02 February 2008

Society is not chess

Looking to chess for lessons about economics, John Kay writes:
Planned regimes have often succeeded when they have ploughed resources into the achievement of narrowly defined objectives. We smile when we read of the All Union Chess Section, under the Supreme Council for Physical Education. Its director, filled with bile and Marxist rhetoric, proposed shock brigades to spearhead five-year plans for chess. But it worked. Most of the world’s best chess players became so as a result of the endeavours of the Supreme Council. If chess was the battleground between free enterprise and state planning, state planning won. But the real battlefield was not chess but consumer goods and military hardware. Although the Soviet Union produced great chess players by directing resources to the game, the cars and computers it produced were inferior and few. Planned economies were unable to cope with the diversity of consumer needs and the constantly changing requirements of modern technology. 'Financial Times', 29 January
The battlefield, I believe, moved since then, a little distance away from consumer needs and towards the needs of society and the environment. Society's needs might be less diverse than consumer needs, and less rapidly evolving, but our knowledge about the best ways of achieving them are nevertheless rapidly changing. For big social and enivornmental problems, like war or climate change, central planning isn't going to work any more than it did for the Soviet Union's wider economy. Such problems are more like the provision of consumer goods than chess: they need diverse, adaptive and imaginative approaches for their solution.

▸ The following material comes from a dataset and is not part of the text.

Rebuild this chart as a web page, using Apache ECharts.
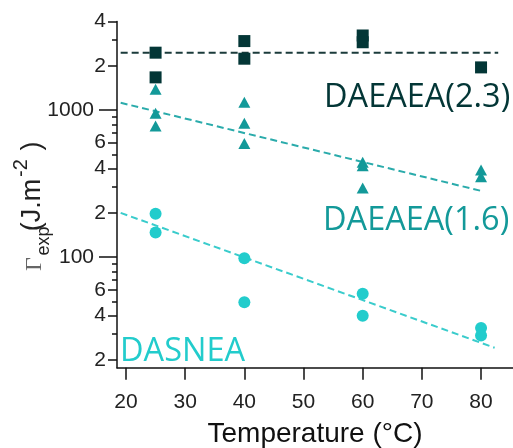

Unfortunately, so far at least, those charged with solving our major social problems still think in terms of central planning. If they ever do acknowledge the need for pluralist and responsive solutions, they could do worse than consider Social Policy Bonds, which would allow them still to define society's broader goals and raise the revenue for their achievement. Our politicians and bureaucrats would have to relinquish their control over how these revenues are spent; so they would lose some powers, yes. But society and the environment could benefit greatly.